Si ricorda, in ogni caso, che il comma 2 bis dell'art. 21 novies della legeg n. 241 del 1990 prevede che i provvedimenti amministrativi conseguiti sulla base di false rappresentazioni dei fatti o di dichiarazioni  sostitutive di certificazione e dell'atto di notorietà false o mendaci per effetto di condotte costituenti reato, accertate  con  sentenza  passata  in giudicato, possono essere annullati dall'amministrazione anche dopo la scadenza del termine di diciotto mesi di cui al comma 1 dello stesso articolo. 


Il testo della sentenza n. 47 del 14 gennaio 2016 della Sezione Terza del TAR Puglia, Bari, è consultabile sul sito della Giustizia Amministrativa


Il Consiglio di Stato, con riferimento al c.d. preavviso di ricorso ex art. 243 bis del decreto legislativo n. 163 del 2006, ricorda che secondo l’orientamento giurisprudenziale formatosi sulla disposizione in esame:
  • il c.d. preavviso di ricorso previsto dall'art. 243 bis non comporta per l’amministrazione alcun obbligo di riesame né di sospensione della procedura e neppure un obbligo di risposta espressa, potendo la stessa formarsi per silentium ai sensi del comma 6;
  • la procedura introdotta a seguito del preavviso di ricorso non influisce sull'esito della gara, cosicché la stazione appaltante può legittimamente aggiudicare in via definitiva la gara senza attendere l’esito del riesame e il comportamento della stazione appaltante può al più essere valutato in sede giurisdizionale ai fini risarcitori, in ipotesi di successiva accertata illegittimità, e in ogni caso in sede di regolamento delle spese processuali;
  • lo strumento in esame non è posto a tutela di una posizione giuridica soggettiva, ma è finalizzato a sollecitare l’amministrazione ad un eventuale riesame, comunque non obbligatorio, del proprio operato in autotutela, il cui esito negativo per l’istante ha natura meramente confermativa del provvedimento contestato, privo di carattere lesivo rispetto a quest’ultimo e dunque non comportante alcun onere di impugnativa.

Il testo della sentenza della Sezione Quinta del Consiglio di Stato n. 402 del 3 febbraio 2016 è consultabile sul sito della Giustizia Amministrativa.

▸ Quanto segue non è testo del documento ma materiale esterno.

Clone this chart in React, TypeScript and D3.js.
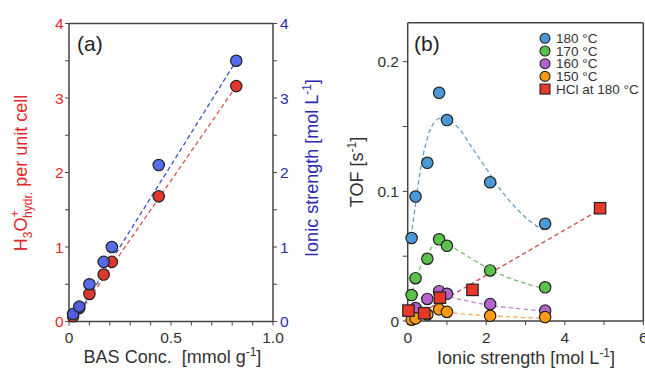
import React from "react";
import * as d3 from "d3";

// Panel (a)
const basConc = [0.02, 0.05, 0.1, 0.17, 0.21, 0.44, 0.82];
const h3oPerCell = [0.07, 0.18, 0.37, 0.63, 0.8, 1.68, 3.16];
const ionicA = [0.1, 0.2, 0.5, 0.8, 1.0, 2.1, 3.5];
const fitRedX = [0.035, 0.82];
const fitRedY = [0.05, 3.16];
const fitBlueX = [0.035, 0.82];
const fitBlueY = [0.06, 3.5];

// Panel (b)
const ionicB = [0.1, 0.2, 0.5, 0.8, 1.0, 2.1, 3.5];
const tof180 = [0.064, 0.096, 0.122, 0.176, 0.155, 0.107, 0.075];
const tof170 = [0.02, 0.033, 0.048, 0.063, 0.058, 0.039, 0.026];
const tof160 = [0.006, 0.01, 0.017, 0.023, 0.021, 0.013, 0.008];
const tof150 = [0.001, 0.002, 0.005, 0.009, 0.007, 0.004, 0.003];
const hclX = [0.02, 0.42, 0.82, 1.65, 4.9];
const hclY = [0.008, 0.006, 0.018, 0.024, 0.087];

const curve180X = [0.084, 0.19, 0.31, 0.44, 0.61, 0.78, 0.99, 1.29, 1.63, 1.97, 2.31, 2.65, 3.07, 3.45];
const curve180Y = [0.065, 0.088, 0.114, 0.134, 0.15, 0.156, 0.156, 0.149, 0.134, 0.119, 0.1036, 0.0908, 0.078, 0.07];
const curve170X = [0.12, 0.31, 0.52, 0.78, 1.03, 1.63, 2.14, 2.73, 3.45];
const curve170Y = [0.0226, 0.0406, 0.053, 0.061, 0.0586, 0.048, 0.039, 0.0316, 0.025];
const curve160X = [0.19, 0.5, 0.78, 1.03, 2.05, 3.45];
const curve160Y = [0.011, 0.017, 0.02, 0.0187, 0.0123, 0.0077];
const curve150X = [0.23, 0.5, 0.78, 1.03, 2.05, 3.45];
const curve150Y = [0.0046, 0.007, 0.0085, 0.0067, 0.0041, 0.0021];
const fitHclX = [0.1, 4.9];
const fitHclY = [0.002, 0.086];

const legendLabels = ["180 °C", "170 °C", "160 °C", "150 °C", "HCl at 180 °C"];

const FONT = "'Liberation Sans', Arial, sans-serif";

export default function App() {
  const ax = d3.scaleLinear().domain([0, 1]).range([69, 273]);
  const ayL = d3.scaleLinear().domain([0, 4]).range([321.5, 23.5]);
  const ayR = d3.scaleLinear().domain([0, 4]).range([321.5, 23.5]);
  const bx = d3.scaleLinear().domain([0, 6]).range([407.7, 643.3]);
  const by = d3.scaleLinear().domain([0, 0.23]).range([321, 22.8]);

  const lineA = (xs: number[], ys: number[], sy: d3.ScaleLinear<number, number>) =>
    d3.line<number>().x((_, i) => ax(xs[i])).y((_, i) => sy(ys[i]))(xs) || "";
  const curveB = (xs: number[], ys: number[]) =>
    d3.line<number>().curve(d3.curveCatmullRom.alpha(0.5)).x((_, i) => bx(xs[i])).y((_, i) => by(ys[i]))(xs) || "";
  const lineB = (xs: number[], ys: number[]) =>
    d3.line<number>().x((_, i) => bx(xs[i])).y((_, i) => by(ys[i]))(xs) || "";

  const axisCol = "#444";
  const redA = "#e0382c";
  const blueA = "#4660ea";
  const redLbl = "#e02a2a";
  const blueLbl = "#2b2bb0";

  const seriesB = [
    { y: tof180, fill: "#4a98d6", line: "#6c9ec8", cx: curve180X, cy: curve180Y },
    { y: tof170, fill: "#5cc04c", line: "#78c070", cx: curve170X, cy: curve170Y },
    { y: tof160, fill: "#b264cc", line: "#c088d2", cx: curve160X, cy: curve160Y },
    { y: tof150, fill: "#ff9a12", line: "#eeb35a", cx: curve150X, cy: curve150Y },
  ];
  const hclFill = "#e8382a";

  const aMinor = d3.range(0, 1.0001, 0.1);
  const aMajor = [0, 0.5, 1.0];
  const aYTicks = d3.range(0, 4.0001, 0.5);
  const bYTicks = d3.range(0, 0.2001, 0.05);
  const bXTicks = d3.range(0, 6.0001, 1);

  const tickFs = 15.5;
  const titleFs = 18;

  return (
    <svg width={645} height={368} style={{ position: "absolute", left: 0, top: 0, background: "#fff" }} fontFamily={FONT}>
      <rect width={645} height={368} fill="#fff" />
      {/* ===== Panel a ===== */}
      <g>
        <line x1={ax(0)} x2={ax(1)} y1={ayL(4)} y2={ayL(4)} stroke={axisCol} strokeWidth={1.5} />
        <line x1={ax(0)} x2={ax(1)} y1={ayL(0)} y2={ayL(0)} stroke={axisCol} strokeWidth={1.5} />
        <line x1={ax(0)} x2={ax(0)} y1={ayL(0)} y2={ayL(4)} stroke={axisCol} strokeWidth={1.5} />
        <line x1={ax(1)} x2={ax(1)} y1={ayL(0)} y2={ayL(4)} stroke={axisCol} strokeWidth={1.5} />
        {aMinor.map((t, i) => (
          <line key={"axm" + i} x1={ax(t)} x2={ax(t)} y1={ayL(0)} y2={ayL(0) + 4} stroke={axisCol} strokeWidth={1} />
        ))}
        {aMajor.map((t, i) => (
          <text key={"axl" + i} x={ax(t)} y={343} fontSize={tickFs} textAnchor="middle" fill="#333">
            {t === 0 ? "0" : t.toFixed(1)}
          </text>
        ))}
        {aYTicks.map((t, i) => (
          <g key={"ayt" + i}>
            <line x1={ax(0) - 4} x2={ax(0)} y1={ayL(t)} y2={ayL(t)} stroke={axisCol} strokeWidth={1} />
            <line x1={ax(1)} x2={ax(1) + 4} y1={ayR(t)} y2={ayR(t)} stroke={axisCol} strokeWidth={1} />
          </g>
        ))}
        {d3.range(0, 5).map((t) => (
          <g key={"ayl" + t}>
            <text x={63.5} y={ayL(t) + 5.5} fontSize={tickFs} textAnchor="end" fill={redLbl}>{t}</text>
            <text x={280} y={ayR(t) + 5.5} fontSize={tickFs} textAnchor="start" fill={blueLbl}>{t}</text>
          </g>
        ))}
        <text x={77} y={51} fontSize={21} fill="#222">(a)</text>
        <path d={lineA(fitRedX, fitRedY, ayL)} fill="none" stroke="#d05a50" strokeWidth={1.3} strokeDasharray="4.5,3" />
        <path d={lineA(fitBlueX, fitBlueY, ayR)} fill="none" stroke="#3a52c8" strokeWidth={1.3} strokeDasharray="4.5,3" />
        {basConc.map((v, i) => (
          <circle key={"ra" + i} cx={ax(v)} cy={ayL(h3oPerCell[i])} r={5.7} fill={redA} stroke="#222" strokeWidth={1.2} />
        ))}
        {basConc.map((v, i) => (
          <circle key={"ba" + i} cx={ax(v)} cy={ayR(ionicA[i])} r={5.7} fill={blueA} stroke="#222" strokeWidth={1.2} fillOpacity={0.92} />
        ))}
        <text x={172.5} y={363} fontSize={titleFs} textAnchor="middle" fill="#333" xmlSpace="preserve">
          BAS Conc.{"  "}[mmol g<tspan dy={-7} fontSize={12}>-1</tspan><tspan dy={7}>]</tspan>
        </text>
        <text transform={`translate(27,173) rotate(-90)`} fontSize={titleFs} textAnchor="middle" fill={redLbl}>
          H<tspan dy={4.5} fontSize={12}>3</tspan><tspan dy={-4.5}>O</tspan>
          <tspan dy={-8} fontSize={13}>+</tspan>
          <tspan dx={-8} dy={12.5} fontSize={12}>hydr.</tspan>
          <tspan dy={-4.5}> per unit cell</tspan>
        </text>
        <text transform={`translate(318,168) rotate(-90)`} fontSize={titleFs} textAnchor="middle" fill={blueLbl}>
          Ionic strength [mol L<tspan dy={-7} fontSize={12}>-1</tspan><tspan dy={7}>]</tspan>
        </text>
      </g>

      {/* ===== Panel b ===== */}
      <g>
        <line x1={bx(0)} x2={bx(6)} y1={by(0.23)} y2={by(0.23)} stroke={axisCol} strokeWidth={1.5} />
        <line x1={bx(0)} x2={bx(6)} y1={by(0)} y2={by(0)} stroke={axisCol} strokeWidth={1.5} />
        <line x1={bx(0)} x2={bx(0)} y1={by(0)} y2={by(0.23)} stroke={axisCol} strokeWidth={1.5} />
        <line x1={bx(6)} x2={bx(6)} y1={by(0)} y2={by(0.23)} stroke={axisCol} strokeWidth={1.5} />
        {bXTicks.map((t, i) => (
          <line key={"bxt" + i} x1={bx(t)} x2={bx(t)} y1={by(0)} y2={by(0) + 4} stroke={axisCol} strokeWidth={1} />
        ))}
        {[0, 2, 4, 6].map((t) => (
          <text key={"bxl" + t} x={bx(t)} y={343} fontSize={tickFs} textAnchor="middle" fill="#333">{t}</text>
        ))}
        {bYTicks.map((t, i) => (
          <line key={"byt" + i} x1={bx(0) - 5} x2={bx(0)} y1={by(t)} y2={by(t)} stroke={axisCol} strokeWidth={1} />
        ))}
        {[0, 0.1, 0.2].map((t) => (
          <text key={"byl" + t} x={399} y={by(t) + 5.5} fontSize={tickFs} textAnchor="end" fill="#333">
            {t === 0 ? "0" : t.toFixed(1)}
          </text>
        ))}
        <text x={414} y={51} fontSize={21} fill="#222">(b)</text>
        {seriesB.map((s, k) => (
          <path key={"cb" + k} d={curveB(s.cx, s.cy)} fill="none" stroke={s.line} strokeWidth={1.3} strokeDasharray="4.5,3" />
        ))}
        <path d={lineB(fitHclX, fitHclY)} fill="none" stroke="#d05a50" strokeWidth={1.3} strokeDasharray="4.5,3" />
        {seriesB.map((s, k) => (
          <g key={"pb" + k}>
            {ionicB.map((v, i) => (
              <circle key={i} cx={bx(v)} cy={by(s.y[i])} r={5.7} fill={s.fill} stroke="#222" strokeWidth={1.2} />
            ))}
          </g>
        ))}
        {hclX.map((v, i) => (
          <rect key={"hcl" + i} x={bx(v) - 5.7} y={by(hclY[i]) - 5.7} width={11.4} height={11.4} fill={hclFill} stroke="#222" strokeWidth={1.2} />
        ))}
        {legendLabels.map((lab, i) => {
          const yy = 38.3 + i * 12.7;
          return (
            <g key={"lg" + i}>
              {i < 4 ? (
                <circle cx={545} cy={yy} r={5} fill={seriesB[i].fill} stroke="#222" strokeWidth={1.1} />
              ) : (
                <rect x={540} y={yy - 5} width={10} height={10} fill={hclFill} stroke="#222" strokeWidth={1.1} />
              )}
              <text x={556} y={yy + 4.5} fontSize={13.5} fill="#333">{lab}</text>
            </g>
          );
        })}
        <text x={526} y={364} fontSize={titleFs} textAnchor="middle" fill="#333">
          Ionic strength [mol L<tspan dy={-7} fontSize={12}>-1</tspan><tspan dy={7}>]</tspan>
        </text>
        <text transform={`translate(363,172) rotate(-90)`} fontSize={titleFs} textAnchor="middle" fill="#333">
          TOF [s<tspan dy={-7} fontSize={12}>-1</tspan><tspan dy={7}>]</tspan>
        </text>
      </g>
    </svg>
  );
}
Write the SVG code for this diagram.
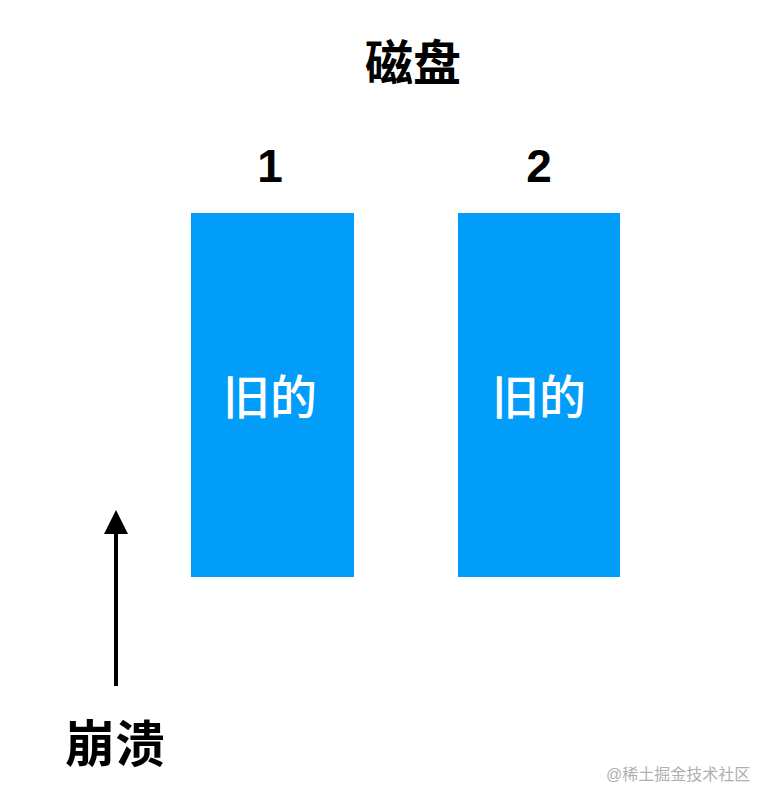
<svg xmlns="http://www.w3.org/2000/svg" width="774" height="804" viewBox="0 0 774 804">
<style>
.disk{fill:#019DF9;}
.lbl{font-family:"Liberation Sans","Noto Sans CJK SC",sans-serif;fill:#fff;font-size:47px;font-weight:500;text-anchor:middle;}
.hd{font-family:"Liberation Sans","Noto Sans CJK SC",sans-serif;font-weight:bold;fill:#000;text-anchor:middle;}
.wm{font-family:"Liberation Sans","Noto Sans CJK SC",sans-serif;fill:#b0b0b0;font-size:16px;}
</style>
<defs>
<marker id="ah" markerWidth="6" markerHeight="6" refX="1" refY="3" orient="auto" markerUnits="strokeWidth">
<path d="M0,0 L6,3 L0,6 Z" fill="#000"/>
</marker>
</defs>
<rect width="774" height="804" fill="#fff"/>
<text class="hd" x="413" y="80" font-size="48">磁盘</text>
<g id="disk1">
<text class="hd" x="270" y="182" font-size="46">1</text>
<rect class="disk" x="191" y="213" width="163" height="364"/>
<text class="lbl" x="270" y="414">旧的</text>
</g>
<g id="disk2">
<text class="hd" x="539" y="182" font-size="46">2</text>
<rect class="disk" x="458" y="213" width="162" height="364"/>
<text class="lbl" x="539" y="414">旧的</text>
</g>
<g id="connectors">
<line x1="116" y1="686" x2="116" y2="530" stroke="#000" stroke-width="4" marker-end="url(#ah)"/>
</g>
<g id="crash">
<text class="hd" x="115" y="762" font-size="50">崩溃</text>
</g>
<text class="wm" x="606" y="780">@稀土掘金技术社区</text>
</svg>
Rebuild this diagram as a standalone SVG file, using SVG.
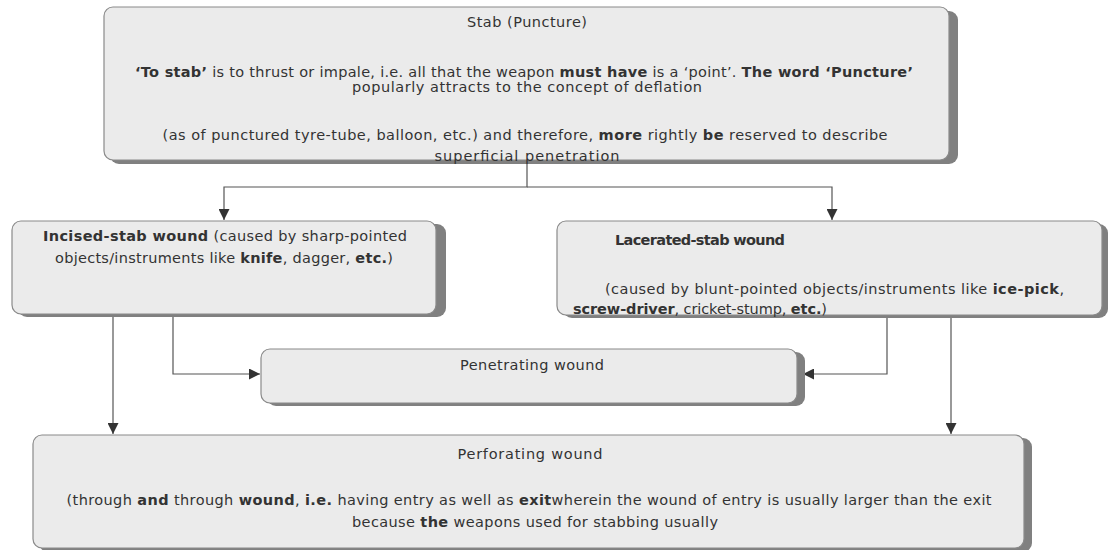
<svg xmlns="http://www.w3.org/2000/svg" width="1110" height="550" viewBox="0 0 1110 550">
<style>
.box{fill:#ebebeb;stroke:#8a8a8a;stroke-width:1.2}
.sh{fill:#808080}
.t{font-family:"DejaVu Sans",Verdana,sans-serif;font-size:14.5px;fill:#333}
.c{text-anchor:middle}
.b{font-weight:bold}
.ln{fill:none;stroke:#555;stroke-width:1.2}
</style>
<defs>
<marker id="ah" markerUnits="userSpaceOnUse" markerWidth="13" markerHeight="11" refX="11" refY="5.5" orient="auto">
<path d="M0,0 L11,5.5 L0,11 z" fill="#333"/>
</marker>
</defs>
<rect width="1110" height="550" fill="#fff"/>

<g id="connectors">
<path class="ln" d="M527,163 V187 H224 V220" marker-end="url(#ah)"/>
<path class="ln" d="M527,187 H832 V220" marker-end="url(#ah)"/>
<path class="ln" d="M113,316 V434" marker-end="url(#ah)"/>
<path class="ln" d="M173,316 V374 H260" marker-end="url(#ah)"/>
<path class="ln" d="M887,317 V374 H803" marker-end="url(#ah)"/>
<path class="ln" d="M951,317 V434" marker-end="url(#ah)"/>
</g>

<g id="stab">
<rect class="sh" x="110" y="11" width="848" height="153" rx="9"/>
<rect class="box" x="104" y="7" width="845" height="153" rx="9"/>
<text class="t c" x="527" y="27" textLength="120">Stab (Puncture)</text>
<text class="t c" x="524" y="77" textLength="778"><tspan class="b">‘To stab’</tspan> is to thrust or impale, i.e. all that the weapon <tspan class="b">must have</tspan> is a ‘point’. <tspan class="b">The word ‘Puncture’</tspan></text>
<text class="t c" x="527" y="92" textLength="350">popularly attracts to the concept of deflation</text>
<text class="t c" x="525" y="140" textLength="725">(as of punctured tyre-tube, balloon, etc.) and therefore, <tspan class="b">more</tspan> rightly <tspan class="b">be</tspan> reserved to describe</text>
<text class="t c" x="527" y="161" textLength="185">superficial penetration</text>
</g>

<g id="incised">
<rect class="sh" x="18" y="224" width="428" height="93" rx="9"/>
<rect class="box" x="12" y="221" width="424" height="93" rx="9"/>
<text class="t c" x="225" y="241" textLength="364"><tspan class="b">Incised-stab wound</tspan> (caused by sharp-pointed</text>
<text class="t c" x="224" y="263" textLength="338">objects/instruments like <tspan class="b">knife</tspan>, dagger, <tspan class="b">etc.</tspan>)</text>
</g>

<g id="lacerated">
<rect class="sh" x="563" y="224" width="545" height="94" rx="9"/>
<rect class="box" x="557" y="221" width="545" height="94" rx="9"/>
<text class="t b" x="615" y="245" textLength="170">Lacerated-stab wound</text>
<text class="t" x="605" y="294" textLength="459">(caused by blunt-pointed objects/instruments like <tspan class="b">ice-pick</tspan>,</text>
<text class="t" x="573" y="314" textLength="254"><tspan class="b">screw-driver</tspan>, cricket-stump, <tspan class="b">etc.</tspan>)</text>
</g>

<g id="penetrating">
<rect class="sh" x="267" y="352" width="538" height="54" rx="9"/>
<rect class="box" x="261" y="349" width="536" height="54" rx="9"/>
<text class="t c" x="532" y="370" textLength="144">Penetrating wound</text>
</g>

<g id="perforating">
<rect class="sh" x="39" y="438" width="993" height="114" rx="9"/>
<rect class="box" x="33" y="435" width="991" height="113" rx="9"/>
<text class="t c" x="530" y="459" textLength="145">Perforating wound</text>
<text class="t c" x="529" y="505" textLength="925">(through <tspan class="b">and</tspan> through <tspan class="b">wound</tspan>, <tspan class="b">i.e.</tspan> having entry as well as <tspan class="b">exit</tspan>wherein the wound of entry is usually larger than the exit</text>
<text class="t c" x="535" y="527" textLength="366">because <tspan class="b">the</tspan> weapons used for stabbing usually</text>
</g>
</svg>
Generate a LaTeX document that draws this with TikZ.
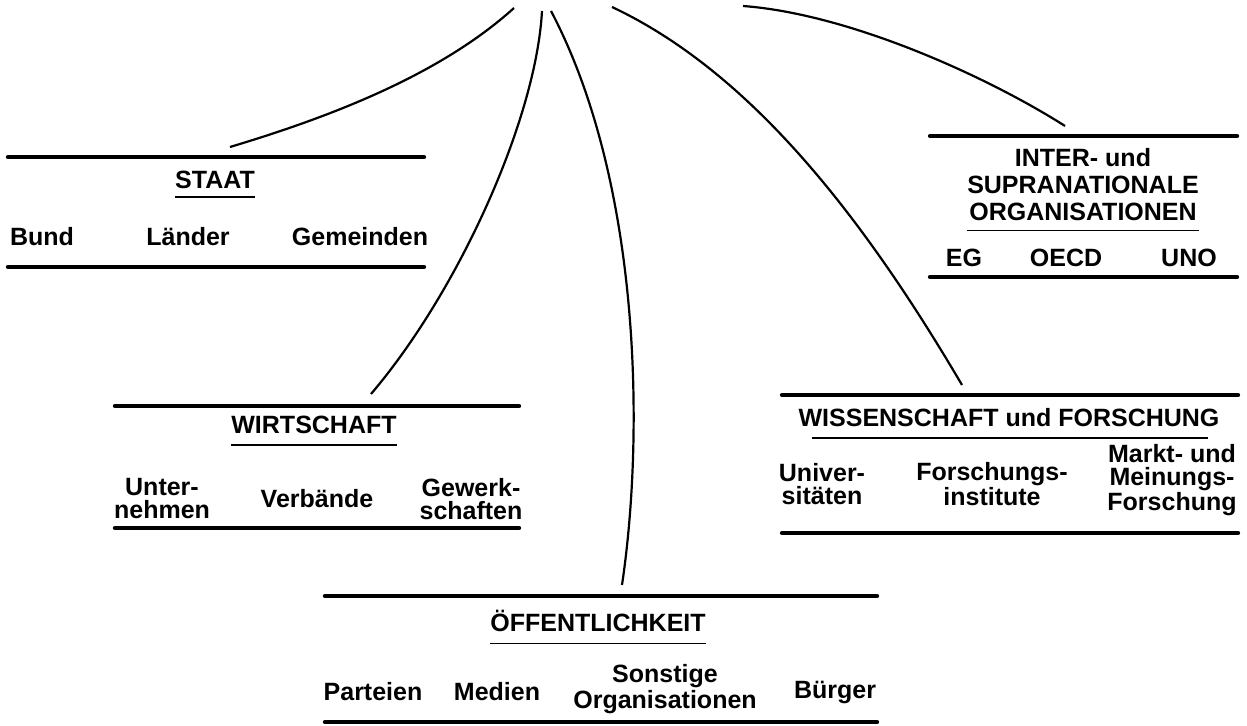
\documentclass[tikz,border=0pt]{standalone}
\usepackage{fontspec}
\setmainfont{Liberation Sans}
\usepackage{tikz}
\usetikzlibrary{calc}
\tikzset{
  bar/.style={draw=black, line width=2.2pt, line cap=round},
  uline/.style={draw=black, line width=0.9pt},
  link/.style={draw=black, line width=1.1pt},
  head/.style={font=\fontsize{12.5}{13.5}\selectfont\bfseries, inner sep=0pt, align=center},
  item/.style={font=\fontsize{12.5}{11.5}\selectfont\bfseries, inner sep=0pt, align=center}
}

\begin{document}
\begin{tikzpicture}[x=0.5pt, y=-0.5pt]
  \useasboundingbox (0,0) rectangle (1247,726);

  \coordinate (A0) at (514,8);
  \coordinate (B0) at (542,11);
  \coordinate (C0) at (551,11);
  \coordinate (D0) at (612,7);
  \coordinate (E0) at (743,6);
  \coordinate (St) at (230,147);
  \coordinate (Wi) at (371,394);
  \coordinate (Oe) at (622,585);
  \coordinate (Wf) at (962,385);
  \coordinate (In) at (1065,126);

  \draw[link] (A0) .. controls (440,75) and (330,117) .. (St);
  \draw[link] (B0) .. controls (536,120) and (458,292) .. (Wi);
  \draw[link] (C0) .. controls (640,180) and (645,430) .. (Oe);
  \draw[link] (D0) .. controls (750,72) and (862,215) .. (Wf);
  \draw[link] (E0) .. controls (850,14) and (988,77) .. (In);

  % Staat
  \draw[bar] (8,157) -- (424,157);
  \draw[bar] (8,267) -- (424,267);
  \node[head] (staat) at (215,180) {STAAT};
  \draw[uline] ($(staat.base west)+(0,8)$) -- ($(staat.base east)+(0,8)$);
  \node[item] (bund) at (42,237) {Bund};
  \node[item] (laender) at (188,237) {Länder};
  \node[item] (gemeinden) at (360,237) {Gemeinden};

  % Wirtschaft
  \draw[bar] (115,406) -- (519,406);
  \draw[bar] (115,528) -- (519,528);
  \node[head] (wirt) at (314,425) {WIRTSCHAFT};
  \draw[uline] ($(wirt.base west)+(0,11)$) -- ($(wirt.base east)+(0,11)$);
  \node[item] (untern) at (162,499) {Unter-\\nehmen};
  \node[item] (verb) at (317,499) {Verbände};
  \node[item] (gewerk) at (471,499) {Gewerk-\\schaften};

  % Oeffentlichkeit
  \draw[bar] (325,596) -- (877,596);
  \draw[bar] (325,722) -- (877,722);
  \node[head] (oeff) at (598,621) {ÖFFENTLICHKEIT};
  \draw[uline] ($(oeff.base west)+(0,12)$) -- ($(oeff.base east)+(0,12)$);
  \node[item] (part) at (373,692) {Parteien};
  \node[item] (medien) at (497,692) {Medien};
  \node[item] (sonst) at (665,689) {Sonstige\\Organisationen};
  \node[item] (buerger) at (835,692) {Bürger};

  % Wissenschaft
  \draw[bar] (782,395) -- (1238,395);
  \draw[bar] (782,533) -- (1238,533);
  \node[head] (wiss) at (1009,418) {WISSENSCHAFT und FORSCHUNG};
  \draw[uline] ($(wiss.base west)+(14,11)$) -- ($(wiss.base east)+(-12,11)$);
  \node[item] (uni) at (822,484) {Univer-\\sitäten};
  \node[item] (finst) at (992,484) {Forschungs-\\institute};
  \node[item] (markt) at (1172,480) {Markt- und\\Meinungs-\\Forschung};

  % Inter- und supranational
  \draw[bar] (930,136) -- (1237,136);
  \draw[bar] (930,277) -- (1237,277);
  \node[head] (inter) at (1083,185) {INTER- und\\SUPRANATIONALE\\ORGANISATIONEN};
  \draw[uline] ($(inter.south west)+(0,9)$) -- ($(inter.south east)+(0,9)$);
  \node[item] (eg) at (964,258) {EG};
  \node[item] (oecd) at (1066,258) {OECD};
  \node[item] (uno) at (1189,258) {UNO};
\end{tikzpicture}
\end{document}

Il TAR Lombardia, Milano, Sezione Seconda, aderisce all'orientamento giurisprudenziale secondo il quale, là dove si sia in presenza del c.d. factum principis o di cause di forza maggiore, l'interessato che voglia impedire la decadenza del titolo edilizio per il mancato tempestivo inizio dei lavori è pur sempre onerato della proposizione di una richiesta di proroga dell’efficacia del titolo stesso, proroga che deve essere accordata con atto espresso dell'Amministrazione; il TAR precisa inoltre che, affinché si possa dare rilevanza a un provvedimento che impedisca l’edificazione, è necessario che questo risulti illegittimo in quanto emesso in carenza dei presupposti previsti dalla vigente normativa; in caso contrario, quando cioè l’atto che inibisce l’esecuzione dei lavori sia conforme alla legge, la parte non può pretendere di essere ammessa al beneficio della proroga del termine.

Il testo della sentenza n. 201 del 29 gennaio 2016 della Sezione Seconda del TAR Lombardia, Milano, è consultabile sul sito istituzionale della Giustizia Amministrativa



La Corte Costituzionale, con la sentenza n. 11 del 29 gennaio 2016, ha dichiarato l’illegittimità costituzionale dell’art. 6 della legge della Regione Campania n. 15 del 2000, nella parte in cui prevede che il recupero abitativo dei sottotetti (esistenti alla data del 17 ottobre 2000) possa essere realizzato in deroga alle prescrizioni dei piani paesaggistici e alle prescrizioni a contenuto paesaggistico dei piani urbanistico-territoriali con specifica considerazione dei valori paesaggistici; la norma regionale srutinata, assegnando all'ordine inferiore della disciplina urbanistica la definizione del regime concreto degli interventi di recupero abitativo dei sottotetti, anche in deroga alle prescrizioni paesaggistiche, degrada la tutela paesaggistica da valore unitario prevalente a mera «esigenza urbanistica», parcellizzata tra i vari comuni competenti al rilascio dei singoli titoli edilizi; in questo modo risulta compromessa quell'impronta unitaria della pianificazione paesaggistica, assunta dalla normativa statale a valore imprescindibile, non derogabile dal legislatore regionale in quanto espressione di un intervento teso a stabilire una metodologia uniforme sull'intero territorio nazionale, idonea a superare la pluralità degli interventi delle amministrazioni locali.


La sentenza n. 11 del 29 gennaio 2016 della Corte Costituzionale è consultabile sul sito della Corte Costituzionale.